London's physical look was transformed in the 20th century. At the beginning of the century London's tallest building was St Paul's Cathedral, built in 1701, and 365 ft. high. By the end of the century the tallest was the tower at Canary Wharf in Docklands, built in 1991 and 800 ft. high. London had acquired a new jagged skyline of high-rise skyscrapers and tower blocks.
New construction technologies made taller buildings possible during the 20th century. Building by means of a steel frame skeleton became a widely used construction method in the first quarter of the century. It not only enabled buildings to get taller, but also to increase in bulk. Thanks to steel framing, the streets of central London took on a new, large scale in the years between the wars. Shops became department stores: office blocks became large corporate headquarters: cinemas became glamorous picture palaces. Regent Street and much of Oxford Street was completely rebuilt during the 1920s. Many of the new buildings expressed the new architectural spirit of the 20th century, which looked to the skyscrapers and large blocks of American cities for their inspiration. Broadcasting House built for the BBC in 1929 is a good example.
he trend towards even greater heights and greater bulk continued after the second world war. The 1960s brought science-fiction structures and a new skyline. In 1966 the Post Office Tower became London's highest structure at 580 ft. but within ten years this was topped by the National Westminster Tower at 600 ft. Steel-framed, glass-fronted office blocks thrust their way into the streetscapes of central London. Away from the centre an inner-city motorway swooped through west London sweeping away swathes of old terrace housing in its path. Much of inner London was wrenched into a new shape as massive tower blocks, housing estates and pedestrian shopping precincts brought a new scale of buildings to neighbourhoods that traditionally had been low-rise.
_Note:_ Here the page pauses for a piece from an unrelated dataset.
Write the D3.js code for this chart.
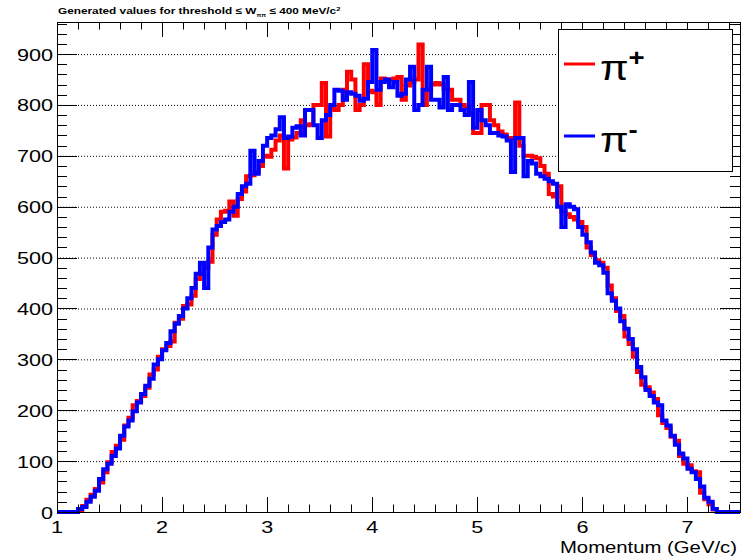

Some people thought these new futuristic buildings took away London's distinctive sense of place. As the tower blocks rose, so the building conservation movement gathered strength. Several battles between property developers and conservationists took place during the 1960s and 1970s. Covent Garden Market was saved from destruction in 1973 by determined community activists. Piccadilly Circus and south Soho also survived, despite several abortive redevelopment schemes. On the South Bank the Coin Street Action Group began a long battle against a 'Berlin Wall' of office buildings proposed for the riverside. Elsewhere the developers had their way. In the Euston Road the property tycoon Joe Levy created a canyon of high-rise office blocks, sweeping away the old Victorian Euston station and its famous classical arch.
Two areas in London developed particularly futuristic cityscapes. In Croydon over 50 office blocks were built between the mid 1950s and the mid 1970s, providing 5 million square foot of office space and jobs for 3,000 people. New shopping centres, multi-story car parks, ring roads and fly-overs allowed Croydon to promote itself as 'the most consistently modern-looking area in the whole of England'.
The City of London also acquired a new cityscape as the financial industry came to dominate its economic activity. Tall towers combined with the district's historic street pattern to create a unique and highly-concentrated visual mixture of old and new. On the City's northern edge, the bomb-damaged Barbican area was rebuilt from scratch as a modernistic city quarter. The Barbican incorporated all the latest thinking about urban living, which at the time meant pedestrian walkways, underground car parks and concrete everywhere.
Whatever the building styles, the single most important element in changing the look and feel of London's cityscape in the 20th century was the motorcar. In 1900 London traffic congestion meant horse-drawn vehicles and pedestrians. Motor cars were rare sights. By the end of the century Londoners owned over 2 million cars and 72,000 motor scooters or mopeds. The capital's road space was full at all times of the day and streets were dominated by the 20th century street furniture that motor vehicles had made necessary. Traffic lights, yellow lines, parking meters, road signs and zebra crossings all made their first appearance in London's streets during the 20th century.
Despite a century of road widening and traffic control measures, London ended the 20th century with acute traffic congestion and punitive parking restrictions. By the 1990s the average traffic speed in central London during the rush hour was 10 mph, not that different from traffic speeds at the start of the century. Some wondered whether it was time for a congestion charge.